Её звали Реим Салах а-Райши. Она несла на себе взрывчатку, но заявила, что у неё в ноге находится имплантированная платиновая пластина и попросила не обыскивать её обычным способом, а организовать для неё специальный досмотр - более гуманный и человечный. И, конечно, Пахан, ты поверил ей и отнёсся с пониманием и добротой... А потом мы все читали сухие новости : "Около 9:30 по ближневосточному времени на КПП 'Эрез' прогремел взрыв. Террористка-смертница привела в действие взрывное устройство, закрепленное на её теле. В результате теракта было убито 4 человека и ранено 12". Я помню, как читал это и плакал, Пахан. Потому что мы все уже знали тогда, что один из погибших - это 29-летний Галь Шапиро из Ашкелона, работавший старшим смены ночных охранников на КПП 'Эрез'.
А потом - кладбище, и весь наш класс в сборе. И твоя мама, которая сквозь слёзы говорит, что родители не должны хоронить своих детей. И мы с Рамоном зачем-то обсуждаем, нужно ли поставить тебе на могилу водку в стакане "по русскому обычаю"...
Знаешь, Пахан, ты всегда был отличным водителем. Однажды я сказал тебе, что если когда-нибудь буду водить машину, то буду подражать твоему стилю вождения. И сейчас я просто хочу добавить, что до сих пор так и делаю...
Покойся с миром, Пахан. Пусть земля тебе будет пухом.
А сейчас, мой дорогой дневник, я должен тебе пожаловаться. По-моему, с годами я становлюсь сентиментальным и мягкотелым индивидиком, медленно и постепенно начинающим изменять своим старым и проверенным, циничным и бездушным жизненным принципам. Вот послушай, что я давеча натворил... Представляешь, это ведь я - прагматичный и холодный расчётливый логик, всегда насмехавшийся над всякими эмоциональными муси-пусями... Старею, я, мой дорогой дневник, старею... В общем, слушай - дело было так.
Две недели назад вдруг раздался неожиданный телефонный звонок, и я зачем-то ответил. Говорил бодрый и напыщенно сексуальный, с лёгкой хрипотцой, женский голос. Мне предложили пройти рабочее собеседование в одной очень навороченной и солидной компании. И я, как обычно в таких ситуациях, с радостью согласился. "Это же так чудесно, весело и приятно - на людей посмотреть и себя показать", - думалось мне. Я даже специально побрился по такому случаю - чтобы на интервью красиво и правильно выглядеть. Жена выгладила мне рубашку и начистила ботинки. И вот я, такой весь из себя охуительный, сижу себе утром, пью кофе и готовлюсь к предстоящей встрече. Кстати, на этом этапе был мне знак. Оказалось, что я забыл распечатать две копии резюме для интервьюеров, а принтера у меня не было.

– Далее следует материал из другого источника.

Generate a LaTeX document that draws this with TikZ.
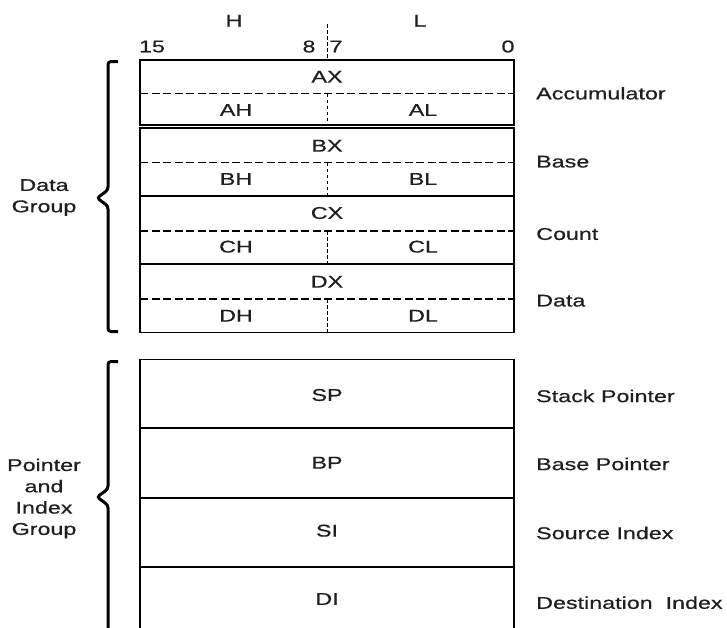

Но, как и всегда раньше, я был глух и слеп к знакам. Глупец. А, я уже это когда-то говорил... Я написал СМС-сообщение нашим соседям и слёзно попросил их распечатать для меня этот файл, и послал его через дорогу по электронной почте. А потом с благодарностью стал ждать бумажного варианта. Когда все проблемы и мешающие препятствия были устранены, я накормил попугая, выгулял собак, отвёз детей в садик и поехал себе на интервью.
Всё прошло на удивление быстро, и уже через сорок пять минут я снова сидел в машине и привычно пялился в Фейсбук на своём сотовом телефоне. Потом, выполняя обещание, данное мной на день раньше вербально-симпатичному женскому голосу, я позвонил рекрутеру. После нескольких вопросов с его стороны мне сухо и официально сообщили, что, если, может быть, клиент изъявит желание встретиться со мной ещё раз, то они свяжутся и донесут до меня эту информацию. А пока - всё, свободен. И, радостно насвистывая весёлую детскую песенку про снеговичка, я поехал на работу. Следующий звонок разразился уже через три часа. "Послушай, парень", - сказал рекрутер, - "я не знаю, кто ты такой, и что ты им там наговорил, но они хотят, чтобы через две недели ты начал работать на них. Второго интервью не будет, и через час я пришлю тебе официальный контракт"...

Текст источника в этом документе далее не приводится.